==== Excerpted records ====
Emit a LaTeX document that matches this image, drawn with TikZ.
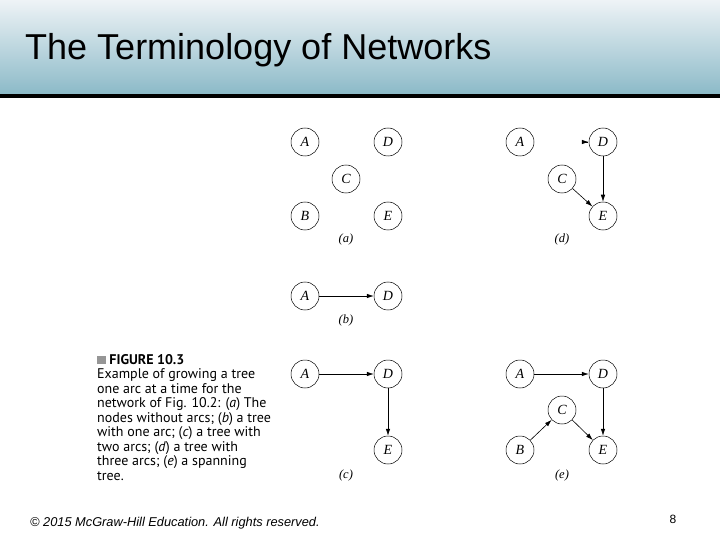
\documentclass[tikz,border=0pt]{standalone}
\usepackage{fontspec}
\setmainfont{Liberation Sans}
\newfontfamily\figfont{Liberation Serif}
\newfontfamily\capfont{PT Sans}
\usetikzlibrary{arrows.meta}

\definecolor{bartop}{RGB}{238,243,246}
\definecolor{barbot}{RGB}{140,186,200}
\definecolor{bulletgray}{RGB}{150,150,150}

\tikzset{
  vtx/.style={circle, draw, line width=0.5pt, minimum size=28pt, inner sep=0pt,
    font=\figfont\itshape\fontsize{14}{14}\selectfont},
  arc/.style={line width=0.6pt, -{Latex[length=7pt,width=4.5pt]}},
  sublbl/.style={font=\figfont\itshape\fontsize{12.5}{12.5}\selectfont},
}

\begin{document}
\begin{tikzpicture}[x=1pt,y=-1pt] % coordenadas en pixeles

    % Barra del titulo
    \useasboundingbox (0,0) rectangle (720,540);
    \shade[top color=bartop, bottom color=barbot] (0,0) rectangle (720,94);
    \draw[line width=3.5pt] (0,96) -- (720,96);
    \node[anchor=base west, inner sep=0, font=\fontsize{36}{36}\selectfont] (title) at (25,60) {The Terminology of Networks};

    % Subfigura (a): nodos sin arcos
    \begin{scope}[shift={(305,142)}]
        \node[vtx] (aA) at (0,0) {A};
        \node[vtx] (aD) at (83,0) {D};
        \node[vtx] (aC) at (41,37) {C};
        \node[vtx] (aB) at (0,74) {B};
        \node[vtx] (aE) at (83,74) {E};
        \node[sublbl] (alab) at (41,97) {(a)};
    \end{scope}

    % Subfigura (b): un arco
    \begin{scope}[shift={(305,296)}]
        \node[vtx] (bA) at (0,0) {A};
        \node[vtx] (bD) at (83,0) {D};
        \node[sublbl] (blab) at (41,24) {(b)};
        \draw[arc] (bA) -- (bD);
    \end{scope}

    % Subfigura (c): dos arcos
    \begin{scope}[shift={(305,374)}]
        \node[vtx] (cA) at (0,0) {A};
        \node[vtx] (cD) at (83,0) {D};
        \node[vtx] (cE) at (83,76) {E};
        \node[sublbl] (clab) at (41,101) {(c)};
        \draw[arc] (cA) -- (cD);
        \draw[arc] (cD) -- (cE);
    \end{scope}

    % Subfigura (d): tres arcos
    \begin{scope}[shift={(520,142)}]
        \node[vtx] (dA) at (0,0) {A};
        \node[vtx] (dD) at (83,0) {D};
        \node[vtx] (dC) at (42,37) {C};
        \node[vtx] (dE) at (83,74) {E};
        \node[sublbl] (dlab) at (42,97) {(d)};
        \coordinate (dstub) at ([xshift=-8pt]dD.west);
        \draw[arc, shorten <=7pt] (dstub) -- (dD.west);
        \draw[arc] (dD) -- (dE);
        \draw[arc] (dC) -- (dE);
    \end{scope}

    % Subfigura (e): arbol de expansion
    \begin{scope}[shift={(520,374)}]
        \node[vtx] (eA) at (0,0) {A};
        \node[vtx] (eD) at (83,0) {D};
        \node[vtx] (eC) at (42,36) {C};
        \node[vtx] (eB) at (0,76) {B};
        \node[vtx] (eE) at (83,76) {E};
        \node[sublbl] (elab) at (42,101) {(e)};
        \draw[arc] (eA) -- (eD);
        \draw[arc] (eD) -- (eE);
        \draw[arc] (eC) -- (eE);
        \draw[arc] (eB) -- (eC);
    \end{scope}

    % Pie de figura
    \node[anchor=north west, inner sep=0, align=left, font=\capfont\fontsize{14}{14.5}\selectfont] (caption) at (97,354)
        {{\color{bulletgray}\rule{8.5pt}{8.5pt}}\ \textbf{FIGURE 10.3}\\
         Example of growing a tree\\
         one arc at a time for the\\
         network of Fig. 10.2: (\textit{a}) The\\
         nodes without arcs; (\textit{b}) a tree\\
         with one arc; (\textit{c}) a tree with\\
         two arcs; (\textit{d}) a tree with\\
         three arcs; (\textit{e}) a spanning\\
         tree.};

    % Pie de pagina
    \node[anchor=base west, inner sep=0, font=\itshape\fontsize{12.8}{13}\selectfont] (footer) at (30,526)
        {© 2015 McGraw-Hill Education. All rights reserved.};
    \node[anchor=base, inner sep=0, font=\fontsize{12}{12}\selectfont] (pagenum) at (673,523) {8};

\end{tikzpicture}
\end{document}
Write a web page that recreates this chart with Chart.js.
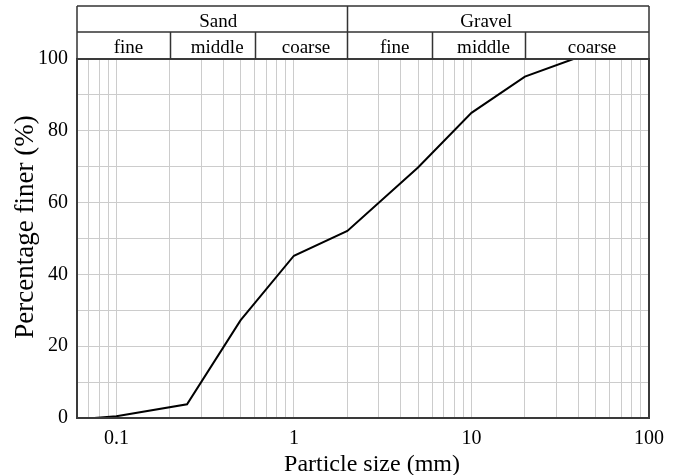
<!DOCTYPE html>
<html>
<head>
<meta charset="utf-8">
<script src="https://cdn.jsdelivr.net/npm/chart.js@4.4.1/dist/chart.umd.min.js"></script>
<style>
html,body{margin:0;padding:0;background:#fff;}
#wrap{width:681px;height:475px;position:relative;}
</style>
</head>
<body>
<div id="wrap"><canvas id="c" width="681" height="475"></canvas></div>
<script>
// ---- data ----
const particleSize = [0.075, 0.1, 0.25, 0.5, 1, 2, 5, 10, 20, 37.5];
const percentFiner = [0, 0.5, 3.8, 27.2, 45.2, 52.1, 69.8, 85.0, 95.1, 100];
const xTickValues = [0.07,0.08,0.09,0.1,0.2,0.3,0.4,0.5,0.6,0.7,0.8,0.9,1,2,3,4,5,6,7,8,9,10,20,30,40,50,60,70,80,90,100];
const xTickLabels = [0.1, 1, 10, 100];
const yLabelStep = 20;
const xTitle = 'Particle size (mm)';
const yTitle = 'Percentage finer (%)';
// classification header
const mainClasses = ['Sand', 'Gravel'];
const mainBounds = [0.06, 2, 100];
const subClasses = ['fine', 'middle', 'coarse', 'fine', 'middle', 'coarse'];
const subBounds = [0.06, 0.2, 0.6, 2, 6, 20, 100];

const SERIF = '"Liberation Serif", "Times New Roman", serif';

const headerPlugin = {
  id: 'header',
  afterDraw(chart) {
    const ctx = chart.ctx;
    const a = chart.chartArea;
    const xs = chart.scales.x;
    const top = 6, mid = 32, bot = a.top;
    ctx.save();
    // frame
    ctx.strokeStyle = '#3a3a3a';
    ctx.lineWidth = 2;
    ctx.strokeRect(a.left, a.top, a.right - a.left, a.bottom - a.top);
    // header table
    ctx.lineWidth = 1.5;
    ctx.strokeStyle = '#333';
    ctx.beginPath();
    ctx.moveTo(a.left, top); ctx.lineTo(a.right, top);
    ctx.moveTo(a.left, mid); ctx.lineTo(a.right, mid);
    ctx.moveTo(a.left, top); ctx.lineTo(a.left, bot);
    ctx.moveTo(a.right, top); ctx.lineTo(a.right, bot);
    for (let i = 1; i < mainBounds.length - 1; i++) {
      const x = Math.round(xs.getPixelForValue(mainBounds[i])) + 0.5;
      ctx.moveTo(x, top); ctx.lineTo(x, bot);
    }
    for (let i = 1; i < subBounds.length - 1; i++) {
      if (mainBounds.includes(subBounds[i])) continue;
      const x = Math.round(xs.getPixelForValue(subBounds[i])) + 0.5;
      ctx.moveTo(x, mid); ctx.lineTo(x, bot);
    }
    ctx.stroke();
    // header text
    ctx.fillStyle = '#000';
    ctx.font = '19px ' + SERIF;
    ctx.textAlign = 'center';
    ctx.textBaseline = 'alphabetic';
    const mainOff = [6, -12];
    mainClasses.forEach((t, i) => {
      const x0 = Math.max(a.left, xs.getPixelForValue(mainBounds[i]));
      const x1 = Math.min(a.right, xs.getPixelForValue(mainBounds[i + 1]));
      ctx.fillText(t, (x0 + x1) / 2 + mainOff[i], 27);
    });
    subClasses.forEach((t, i) => {
      const x0 = Math.max(a.left, xs.getPixelForValue(subBounds[i]));
      const x1 = Math.min(a.right, xs.getPixelForValue(subBounds[i + 1]));
      ctx.fillText(t, (x0 + x1) / 2 + 5, 53);
    });
    // axis titles
    ctx.font = '24px ' + SERIF;
    ctx.fillText(xTitle, (a.left + a.right) / 2 + 9, 471);
    ctx.save();
    ctx.translate(26, 227);
    ctx.rotate(-Math.PI / 2);
    ctx.font = '27px ' + SERIF;
    ctx.textBaseline = 'middle';
    ctx.fillText(yTitle, 0, 0);
    ctx.restore();
    ctx.restore();
  }
};

new Chart(document.getElementById('c'), {
  type: 'line',
  data: {
    datasets: [{
      data: particleSize.map((x, i) => ({ x: x, y: percentFiner[i] })),
      borderColor: '#000',
      borderWidth: 2,
      pointRadius: 0,
      tension: 0,
      fill: false
    }]
  },
  options: {
    responsive: false,
    animation: false,
    devicePixelRatio: 1,
    layout: { padding: { top: 59, right: 32, left: 0, bottom: 0 } },
    plugins: { legend: { display: false }, tooltip: { enabled: false } },
    scales: {
      x: {
        type: 'logarithmic',
        min: 0.06,
        max: 100,
        afterBuildTicks(scale) {
          scale.ticks = xTickValues.map(v => ({ value: v }));
        },
        afterFit(scale) { scale.height = 57; },
        grid: { color: '#cccccc', lineWidth: 1, drawTicks: false },
        border: { display: false },
        ticks: {
          autoSkip: false,
          maxRotation: 0,
          padding: 9,
          color: '#000',
          font: { family: SERIF, size: 20 },
          callback: (v) => xTickLabels.includes(v) ? String(v) : ''
        }
      },
      y: {
        min: 0,
        max: 100,
        afterFit(scale) { scale.width = 77; },
        grid: { color: '#cccccc', lineWidth: 1, drawTicks: false },
        border: { display: false },
        ticks: {
          stepSize: 10,
          padding: 9,
          color: '#000',
          font: { family: SERIF, size: 20 },
          callback: (v) => v % yLabelStep === 0 ? String(v) : ''
        }
      }
    }
  },
  plugins: [headerPlugin]
});
</script>
</body>
</html>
====
Using the material above, copy every line in which the string "that" occurs.

» Solution to this task:
Emit a LaTeX document that matches this image, drawn with TikZ.
Write a web page that recreates this chart with Chart.js.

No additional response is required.